No Mud, No Lotus
My friend Beth sent me the image above of the beautiful blue mushrooms growing out of the sludge in her trash compactor, headed for the compost heap.
We both immediately thought of “No mud, no lotus,” the teachings of the venerable Zen Buddhist master, Thich Nhat Hanh. The beautiful lotus flower, symbol of awakening and enlightenment in the Buddhist tradition, grows only out of the deep muck of shallow ponds. “No mud, no lotus” is a short-cut way of remembering ancient wisdom: we grow into our own enlightened wisdom out of muck, suffering, adversity.
The gem cannot be polished without friction, nor man without trails.
We’re not out of the woods yet about the coronavirus pandemic yet, no way to predict what the new normal will be, or how soon. But people are trying to sort out what new possibilities might be and what lessons we need to learn from what has happened already.
[See WIRED, June 17, 2020. We must be able to forecast and be prepared for another virus outbreak as well as we prepare for terrorism and hurricanes.]
I often teach the practice of creating a coherent narrative to place traumatizing events in proper perspective, learning the lessons we can, and claiming that we can learn as we move into an uncertain future.
We can learn to reframe entire traumatizing events, or series of events, or a lifetime of events, into what’s known in trauma therapy as a coherent narrative. A narrative that includes the trauma as part of the story, but the trauma is not the whole story. When a person can come to a new larger sense of identity and purpose that includes the trauma but is not entirely defined by the trauma, then the trauma can take its place in the story without determining the rest of the story.
Even though the challenges of the coronavirus pandemic are not over, not yet, you can create a coherent narrative about events that have already happened to gain insight into how you have learned to “play an active role in how adversity transforms you.” (Kelly McGonigal in The Upside of Stress: Why Stress Is Good for You and How to Get Good at It.)
Identify one event or challenge you want to work with. I do strongly suggest this is an event that you did cope with, processed and learned from. It’s in the past. It’s important to work with something that has not much risk of being re-triggered.
Follow these prompts as a written reflection:
1. This is what happened; these were the consequences.
Use your mindfulness and self-compassion practices to be able to come to that observer awareness and acceptance and relate to the event somewhat objectively rather than caught in the trauma response.
2. These were the resources, practices, tools and coping strategies I used at the time.
Brilliant strategies that kept us alive. Honest awareness and acceptance, so no shame-blame. Claim credit for what you did. Also recovering strengths and resources you did have at the time.

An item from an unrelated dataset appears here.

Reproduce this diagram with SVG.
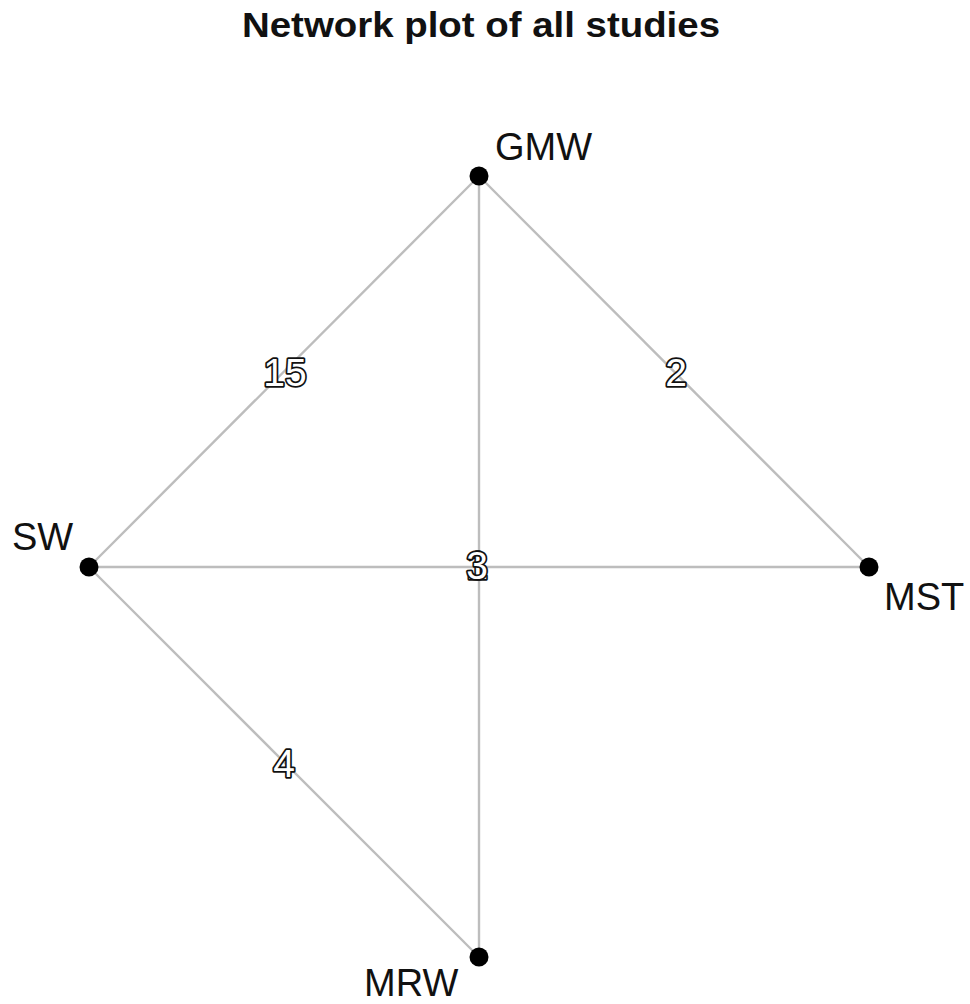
<svg xmlns="http://www.w3.org/2000/svg" width="970" height="1004" viewBox="0 0 970 1004">
<style>
.edge{stroke:#bdbdbd;stroke-width:2.4;fill:none}
.node{fill:#000}
.lab{font-family:"Liberation Sans",Arial,sans-serif;font-size:38px;fill:#111}
.elab{font-family:"Liberation Sans",Arial,sans-serif;font-size:39px;fill:#fff;stroke:#111;stroke-width:3.5;paint-order:stroke;text-anchor:middle;stroke-linejoin:round}
.title{font-family:"Liberation Sans",Arial,sans-serif;font-size:35px;font-weight:bold;fill:#111}
</style>
<rect width="970" height="1004" fill="#fff"/>
<text class="title" x="242" y="37" textLength="478" lengthAdjust="spacingAndGlyphs">Network plot of all studies</text>
<g id="edges">
<line class="edge" x1="479" y1="176" x2="89" y2="567"/>
<line class="edge" x1="479" y1="176" x2="869" y2="567"/>
<line class="edge" x1="479" y1="176" x2="479" y2="957"/>
<line class="edge" x1="89" y1="567" x2="869" y2="567"/>
<line class="edge" x1="89" y1="567" x2="479" y2="957"/>
<text class="elab" x="285" y="386">15</text>
<text class="elab" x="676" y="386">2</text>
<text class="elab" x="284" y="777">4</text>
<text class="elab" x="477" y="579">1</text>
<text class="elab" x="477" y="579">3</text>
</g>
<g id="GMW"><circle class="node" cx="479" cy="176" r="9.5"/><text class="lab" x="495" y="160">GMW</text></g>
<g id="SW"><circle class="node" cx="89" cy="567" r="9.5"/><text class="lab" x="12" y="550">SW</text></g>
<g id="MST"><circle class="node" cx="869" cy="567" r="9.5"/><text class="lab" x="884" y="610">MST</text></g>
<g id="MRW"><circle class="node" cx="479" cy="957" r="9.5"/><text class="lab" x="364" y="996">MRW</text></g>
</svg>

3. These are the resources, etc. I would use now if I could do this over.
Because there has been new growth and new learning. This step integrates that learning. And rehearsing trains, pre-wires the brain for resilience next time.
4. These were the lessons I learned, growth I experienced, positive meanings I found.
Taking time with this because this IS the turning point of moving from trauma into post-traumatic growth. This helps reverse the impact of suffering and resignation. You become more empowered, recover strengths, gain more self-control, experience more pro-active learning, return to active problem solving, believe you can cope and improve through effort and support. You get to claim that you are stronger than you think. “I can handle this.” With a resilience mindset, you can handle anything.
5. Set the intention to prepare well for the next crisis that comes along.
From a famous military adage:” Proper prior planning prevents piss-poor performance.” We rehearse how we will cope with the next catastrophe which develops our trust in ourselves that we will.